5 Doctor Specialties Facing Shortages

It's no secret that doctors will be in high demand in the coming years. Baby Boomers are retiring and expected to consume more healthcare as they age. The country's working-age population, meanwhile, isn't growing fast enough to keep up.

It’s no secret that doctors will be in high demand in the coming years. Baby Boomers are retiring and expected to consume more healthcare as they age. The country’s working-age population, meanwhile, isn’t growing fast enough to keep up.

The projected healthcare labor shortage is highlighted in a new report by The Conference Board, titled “From Not Enough Jobs to Not Enough Workers.”

“Companies in the US, Europe, and elsewhere must begin planning now for an environment in which difficulties recruiting and retaining workers will make it significantly harder to control labor costs without losing labor quality,” Gad Levanon, director of macroeconomic research at The Conference Board, and one of the study’s authors, said in a statement.

The problem is acute in the healthcare industry. In addition to all those Baby Boomers, millions of Americans are now enrolled in health insurance for the first time as a result of the Affordable Care Act. Those newly insured patients will be on the lookout for doctors. Meanwhile, the barriers to entering many medical professions remain high, both academically and financially.

The report includes a couple of important caveats. First, America’s projected labor shortage is about average when compared to Europe, where Germany is expected to face the biggest shortfall. Also, the numbers are based on Bureau of Labor Statistics (BLS) projections that labor market growth will accelerate in the next few years.
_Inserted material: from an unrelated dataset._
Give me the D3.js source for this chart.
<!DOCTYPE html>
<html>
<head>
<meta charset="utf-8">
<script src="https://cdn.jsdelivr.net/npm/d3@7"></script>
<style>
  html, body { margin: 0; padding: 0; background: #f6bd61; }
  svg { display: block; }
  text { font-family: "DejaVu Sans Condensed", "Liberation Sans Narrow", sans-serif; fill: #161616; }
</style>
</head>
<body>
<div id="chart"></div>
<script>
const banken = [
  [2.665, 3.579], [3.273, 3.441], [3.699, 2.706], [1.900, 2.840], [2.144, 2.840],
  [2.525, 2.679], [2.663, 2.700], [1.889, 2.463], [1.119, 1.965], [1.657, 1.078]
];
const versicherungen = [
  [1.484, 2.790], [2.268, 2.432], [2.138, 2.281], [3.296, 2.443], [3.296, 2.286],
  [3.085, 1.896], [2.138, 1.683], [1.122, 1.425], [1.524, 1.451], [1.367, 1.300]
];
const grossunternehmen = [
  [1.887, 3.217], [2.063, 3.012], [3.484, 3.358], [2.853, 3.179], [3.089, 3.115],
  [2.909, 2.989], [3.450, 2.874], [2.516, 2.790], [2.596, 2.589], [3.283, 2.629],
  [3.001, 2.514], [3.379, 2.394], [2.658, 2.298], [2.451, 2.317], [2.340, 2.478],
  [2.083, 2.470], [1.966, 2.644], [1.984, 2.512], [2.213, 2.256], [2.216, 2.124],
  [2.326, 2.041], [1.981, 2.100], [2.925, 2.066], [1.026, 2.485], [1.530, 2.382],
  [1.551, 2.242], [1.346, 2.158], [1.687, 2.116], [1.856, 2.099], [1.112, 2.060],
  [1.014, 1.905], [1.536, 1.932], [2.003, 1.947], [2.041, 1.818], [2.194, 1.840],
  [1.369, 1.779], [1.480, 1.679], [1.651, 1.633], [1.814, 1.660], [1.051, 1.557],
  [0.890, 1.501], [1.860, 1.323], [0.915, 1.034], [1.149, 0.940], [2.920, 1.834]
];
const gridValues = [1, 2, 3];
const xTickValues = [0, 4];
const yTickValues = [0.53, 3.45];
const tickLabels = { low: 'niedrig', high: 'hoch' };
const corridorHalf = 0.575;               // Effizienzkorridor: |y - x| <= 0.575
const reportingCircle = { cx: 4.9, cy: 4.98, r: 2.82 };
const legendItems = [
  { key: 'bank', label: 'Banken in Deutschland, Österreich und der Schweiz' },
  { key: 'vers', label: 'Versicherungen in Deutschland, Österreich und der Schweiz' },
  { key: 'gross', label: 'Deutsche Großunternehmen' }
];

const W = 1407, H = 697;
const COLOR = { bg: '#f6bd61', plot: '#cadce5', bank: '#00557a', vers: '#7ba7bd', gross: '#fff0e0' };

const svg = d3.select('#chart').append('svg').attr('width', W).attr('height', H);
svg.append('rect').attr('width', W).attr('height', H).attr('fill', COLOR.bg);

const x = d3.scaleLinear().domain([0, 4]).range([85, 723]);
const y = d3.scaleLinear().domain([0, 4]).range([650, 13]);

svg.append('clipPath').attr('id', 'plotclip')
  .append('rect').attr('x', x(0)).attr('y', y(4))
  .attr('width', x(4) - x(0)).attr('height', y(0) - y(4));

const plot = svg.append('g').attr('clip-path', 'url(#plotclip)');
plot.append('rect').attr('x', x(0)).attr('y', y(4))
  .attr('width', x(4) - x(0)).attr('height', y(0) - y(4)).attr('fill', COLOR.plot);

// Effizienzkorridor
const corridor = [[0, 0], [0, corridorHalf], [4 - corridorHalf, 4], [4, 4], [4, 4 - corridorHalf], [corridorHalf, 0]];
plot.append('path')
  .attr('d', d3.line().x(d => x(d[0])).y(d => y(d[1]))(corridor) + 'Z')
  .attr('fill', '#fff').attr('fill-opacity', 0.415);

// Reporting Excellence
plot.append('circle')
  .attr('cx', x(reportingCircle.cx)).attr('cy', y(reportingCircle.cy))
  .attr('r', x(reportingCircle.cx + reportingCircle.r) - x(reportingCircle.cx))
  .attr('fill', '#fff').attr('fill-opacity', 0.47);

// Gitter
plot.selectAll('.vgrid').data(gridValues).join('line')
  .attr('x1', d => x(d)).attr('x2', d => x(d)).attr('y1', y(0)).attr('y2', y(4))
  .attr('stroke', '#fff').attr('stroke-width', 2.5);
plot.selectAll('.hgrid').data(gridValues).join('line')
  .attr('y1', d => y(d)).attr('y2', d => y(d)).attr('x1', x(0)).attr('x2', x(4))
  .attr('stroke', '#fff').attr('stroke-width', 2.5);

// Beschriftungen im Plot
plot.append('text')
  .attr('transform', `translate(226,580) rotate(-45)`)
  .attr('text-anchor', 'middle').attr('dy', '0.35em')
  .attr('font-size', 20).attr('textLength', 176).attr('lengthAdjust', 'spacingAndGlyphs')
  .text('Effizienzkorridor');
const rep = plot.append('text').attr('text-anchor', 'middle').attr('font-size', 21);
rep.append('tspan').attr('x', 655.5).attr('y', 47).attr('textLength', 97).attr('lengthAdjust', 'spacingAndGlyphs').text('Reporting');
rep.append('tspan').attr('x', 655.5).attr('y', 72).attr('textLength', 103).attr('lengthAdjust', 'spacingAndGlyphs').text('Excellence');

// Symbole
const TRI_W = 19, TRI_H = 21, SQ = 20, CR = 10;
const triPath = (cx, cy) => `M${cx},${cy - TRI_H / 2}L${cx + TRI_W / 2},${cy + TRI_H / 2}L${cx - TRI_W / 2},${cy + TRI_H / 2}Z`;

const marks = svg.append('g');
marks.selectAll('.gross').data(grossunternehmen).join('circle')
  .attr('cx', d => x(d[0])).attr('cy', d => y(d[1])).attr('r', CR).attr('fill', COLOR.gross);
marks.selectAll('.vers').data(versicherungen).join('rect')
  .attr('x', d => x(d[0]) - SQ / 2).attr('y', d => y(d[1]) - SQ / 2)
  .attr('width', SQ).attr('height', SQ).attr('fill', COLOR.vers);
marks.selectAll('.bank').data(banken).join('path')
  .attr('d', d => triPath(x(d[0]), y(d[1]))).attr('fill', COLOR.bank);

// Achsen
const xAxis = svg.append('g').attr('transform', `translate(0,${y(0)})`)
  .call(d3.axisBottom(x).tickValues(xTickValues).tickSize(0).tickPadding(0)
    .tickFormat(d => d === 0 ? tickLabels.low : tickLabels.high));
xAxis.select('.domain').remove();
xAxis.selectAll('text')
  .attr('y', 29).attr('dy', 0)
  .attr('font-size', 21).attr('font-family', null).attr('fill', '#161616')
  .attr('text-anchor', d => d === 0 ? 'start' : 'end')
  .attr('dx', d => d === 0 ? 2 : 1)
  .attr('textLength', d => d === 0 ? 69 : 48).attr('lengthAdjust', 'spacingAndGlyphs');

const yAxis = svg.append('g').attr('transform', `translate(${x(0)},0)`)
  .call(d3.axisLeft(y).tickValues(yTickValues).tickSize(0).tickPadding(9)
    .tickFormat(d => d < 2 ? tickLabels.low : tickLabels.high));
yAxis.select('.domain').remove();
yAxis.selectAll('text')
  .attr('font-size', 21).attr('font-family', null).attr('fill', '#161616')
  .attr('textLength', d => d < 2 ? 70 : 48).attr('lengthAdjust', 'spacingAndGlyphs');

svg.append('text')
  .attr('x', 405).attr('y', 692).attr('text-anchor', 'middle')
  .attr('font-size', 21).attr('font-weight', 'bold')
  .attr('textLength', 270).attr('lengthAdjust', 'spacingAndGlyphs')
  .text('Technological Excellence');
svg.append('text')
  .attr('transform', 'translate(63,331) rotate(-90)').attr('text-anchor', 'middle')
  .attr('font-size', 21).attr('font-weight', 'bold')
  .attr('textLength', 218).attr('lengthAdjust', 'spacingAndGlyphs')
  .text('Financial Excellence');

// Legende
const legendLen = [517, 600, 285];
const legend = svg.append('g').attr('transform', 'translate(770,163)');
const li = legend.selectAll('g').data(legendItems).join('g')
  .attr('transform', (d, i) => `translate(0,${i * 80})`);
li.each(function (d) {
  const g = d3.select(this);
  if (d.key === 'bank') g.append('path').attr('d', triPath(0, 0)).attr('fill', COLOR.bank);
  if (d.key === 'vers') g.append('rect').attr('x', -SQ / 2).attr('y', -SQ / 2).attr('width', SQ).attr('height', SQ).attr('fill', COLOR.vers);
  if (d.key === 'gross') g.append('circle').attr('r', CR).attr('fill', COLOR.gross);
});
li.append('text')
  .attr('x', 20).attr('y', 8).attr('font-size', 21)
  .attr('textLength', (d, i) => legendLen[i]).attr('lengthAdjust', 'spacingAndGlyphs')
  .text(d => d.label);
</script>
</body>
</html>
If that fails to materialize, the shortages could be less severe.

If things go as researchers expect, the 5 specialties on the next page will likely be in high demand.

Podiatrists

There were 10,700 podiatrists working in the US in 2010, according to BLS. That number is expected to grow by 23% by 2022. However, due to a relatively small number of projected new entrants, The Conference Board sees podiatry as facing the steepest labor shortage of any physician specialty by 2022.

The median income of a podiatrist was $116,440 per year in 2012, according to BLS.

Optometrists

BLS expects the number of available optometry jobs in the US to jump by 24% in the decade ending in 2022. After factoring in projected new entrants, The Conference Board put optometrists just behind podiatrists when it comes to projected labor shortfall.

Overall, there were 33,100 optometrists in the US in 2012, making a median income of $97,820 per year.

Physicians and surgeons

Nearly 700,000 people worked as physicians or surgeons in the US in 2012, but that won’t be enough to keep up with demand in 2022, which will have increased by 18%. Nearly 28% of US physicians already come from other countries, according to The Conference Board.

The median income of a physician and surgeon in the US was $187,200 in 2012.

Dentists

The dental profession is expected to grow by 16% between 2012 and 2022, according to BLS. In addition to the projected dentist shortage, The Conference Board also projects dental hygienists and dental laboratory technicians will also be in high demand.

The 146,800 dentists working in the US in 2012 made a median income of $149,310.

Psychologists

Demand for psychologists is slated to increase by 12 percent by 2022. Though the expected growth is less than other medical specialties, The Conference Board found a low replacement rate, leading to the specialty’s placement on the shortage list.

There were 160,200 psychologists in the US in 2012. They made a median income of $69,280.